Roger researches the diversification of life more than a billion years ago and the evolutionary rise of complex organisms.

In an email, he said people were skeptical that Bangiomorpha was really a red algae fossil because it was so old and there weren't any other eukaryotes similar to the ones who live today in the fossil record from that time.

"Most recognizable eukaryotes don't show up until around 800 million years ago."

Collecting rock samples on Baffin Island was a 'dream come true' for Timothy Gibson. 'Its a magical place Ive wanted to go for a long time,' he said. (Tim Gibson)

The reason it was so hard to tell how old Bangiomorpha was is that to measure the age of rocks, geologists typically rely on chemical techniques that can only be applied to layers of volcanic rock, Gibson said, and there wasn't much of that in the cliffs where the fossils were found.

So Gibson and his supervisor, Galen Halverson, decided to use a relatively new technique called Rhenium-Osmium dating that works well in rocks containing a lot of organic carbon, like the shale that the fossils were sandwiched between in cliffs on Baffin Island where they had also been found.

'A magical place'

Working up there was a "dream come true" for Gibson: "It's a magical place I've wanted to go for a long time."

For four summers, he and a small team helicoptered in to sites between Pond Inlet and Arctic Bay. They camped on the tundra in lightweight tents at the tops of sea cliffs to avoid polar bears, then scrambled down to collect samples with simple rock hammers.

Once back at the lab, the researchers measured the amount of radioactive rhenium-187, a rare radioactive isotope found in seawater that accumulates in organic matter and decays to osmium-187. Very little osmium-187 is found naturally in rocks. So by measuring the ratio of rhenium-187 to osmium-187, scientists can tell how long the rhenium has been decaying in the rock and therefore how long it's been since the rock formed.

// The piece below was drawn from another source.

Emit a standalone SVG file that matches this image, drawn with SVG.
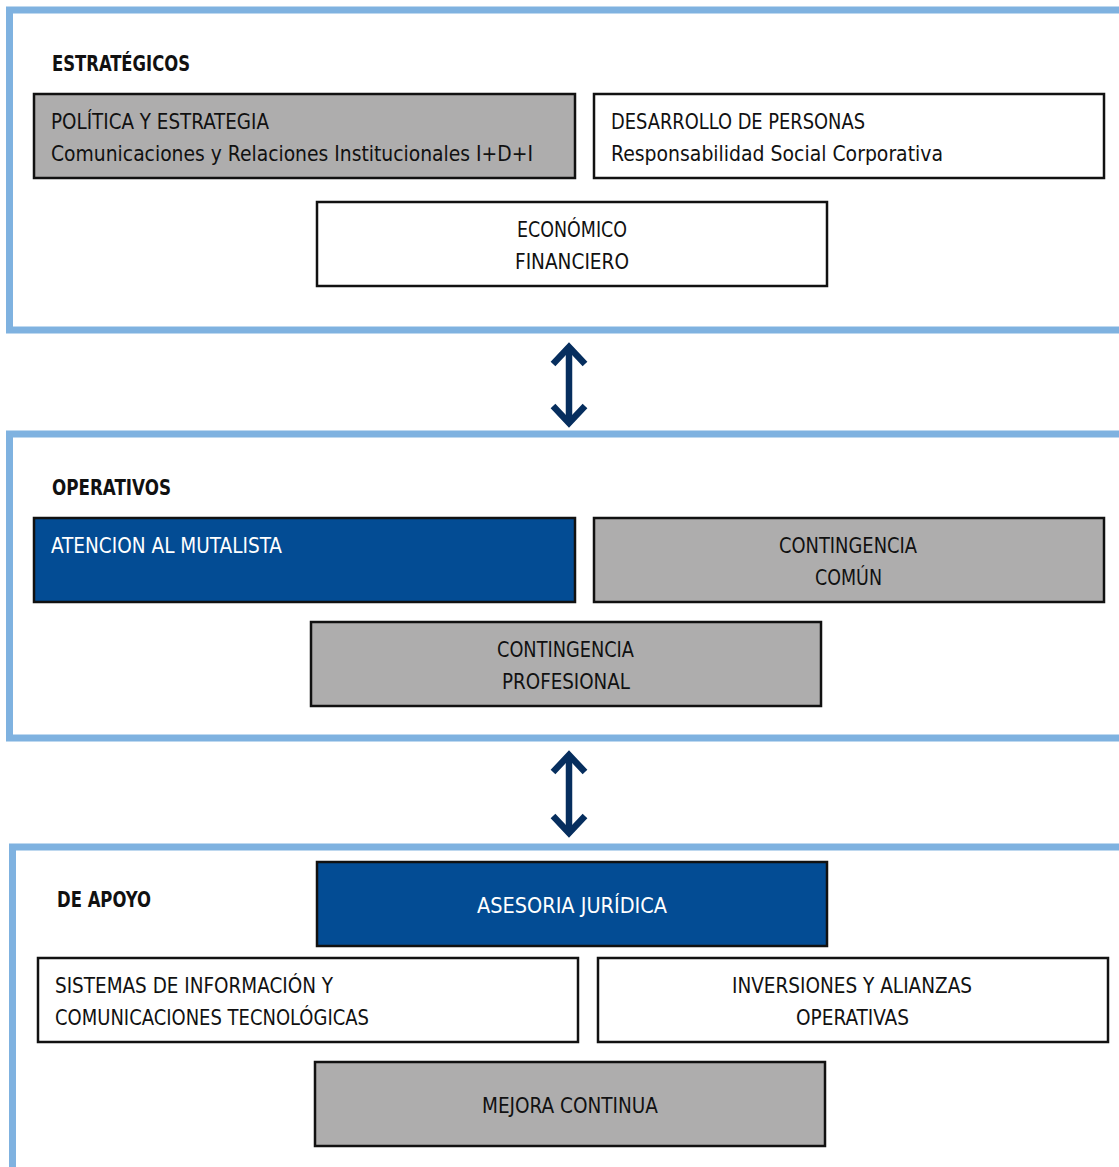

The researchers camped on the tundra in lightweight tents at the tops of sea cliffs to avoid polar bears, then scrambled down to collect samples with simple rock hammers. (Tim Gibson)

The new, precise date estimate for Bangiomorpha can now be plugged into computer models of evolution that estimate when different species evolved based on mutation rates in their DNA called "molecular clocks." Such models need to be calibrated with organisms from the fossil record.

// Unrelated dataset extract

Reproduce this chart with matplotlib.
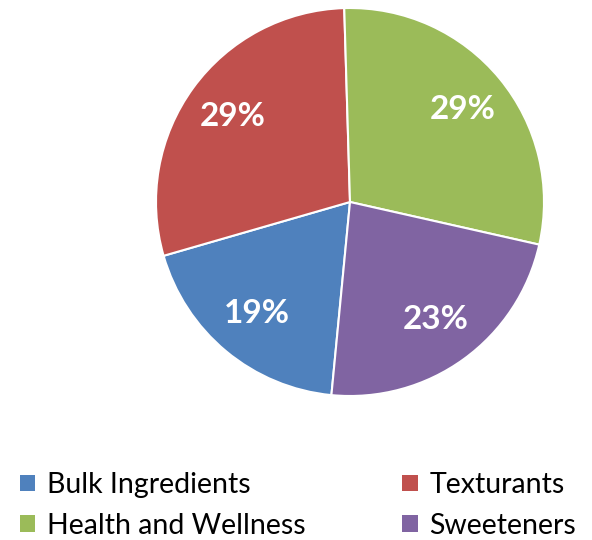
import matplotlib
matplotlib.use("Agg")
import matplotlib.pyplot as plt
from matplotlib.patches import Patch

# Share of each segment, in percent
segments = ["Bulk Ingredients", "Texturants", "Health and Wellness", "Sweeteners"]
shares = [19, 29, 29, 23]
colors = ["#4F81BD", "#C0504D", "#9BBB59", "#8064A2"]

plt.rcParams["font.family"] = ["Lato", "DejaVu Sans"]

W, H = 592, 540
fig = plt.figure(figsize=(W / 100, H / 100), dpi=100)

# pie centred near the top, legend underneath
cx, cy, r = 350, 202, 194
ax = fig.add_axes([(cx - r) / W, (H - cy - r) / H, 2 * r / W, 2 * r / H])
wedges, texts, autotexts = ax.pie(
    shares,
    colors=colors,
    startangle=-95.5,
    counterclock=False,
    autopct="%1.0f%%",
    pctdistance=0.75,
    radius=1,
    wedgeprops={"edgecolor": "white", "linewidth": 1.5},
    textprops={"color": "white", "fontsize": 24, "fontweight": "bold"},
)
ax.set_xlim(-1, 1)
ax.set_ylim(-1, 1)
ax.set_aspect("equal")

# legend filled column-wise, so reorder to get two rows
order = [0, 2, 1, 3]
handles = [Patch(facecolor=colors[i], edgecolor="none") for i in order]
labels = [segments[i] for i in order]
fig.legend(
    handles, labels,
    loc="upper left",
    bbox_to_anchor=(20 / W, 1 - 472 / H),
    ncol=2,
    frameon=False,
    fontsize=20.5,
    handlelength=0.53,
    handleheight=0.53,
    handletextpad=0.42,
    columnspacing=3.4,
    labelspacing=0.52,
    borderaxespad=0,
    borderpad=0,
)

fig.savefig("out.png", dpi=100)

Gibson and his colleagues did that to estimate that the first photosynthetic eukaryote evolved around 1.25 billion years ago.

Not completely solved

Roger says the new, more precise age for Bangiomorpha measured by Gibson, Halverson and their colleagues is "definitely important but it doesn't completely solve the problem."

He said he still finds it "very concerning" that no other fossils of recognizable complex organisms besides Bangiomorpha older than 800 million years have been found to date.

Molecular clock estimates of events in early evolution often have extremely large error bars sometimes spanning hundreds of millions of years partly because the fossil record from that time is so incomplete, he added. They'll only improve when more very ancient fossils are found.

A few years ago, Roger notes that he and some colleagues did their own molecular clock analysis that suggested plants emerged earlier than Gibson and his colleagues calculated.

"So it looks like there will be more debates about these things in the future!" he wrote.

Gibson and Halverson's study was coauthored by researchers from Lawerence Berkeley National Laboratory in Berkeley, Calif., the California Institute of Technology, the University of Alberta, and the Geological Survey of Canada.

It was funded by the Agouron Institute, the Natural Sciences and Engineering Research Council of Canada, the Polar Continental Shelf Program, the Geological Association of Canada and the Geological Society of America.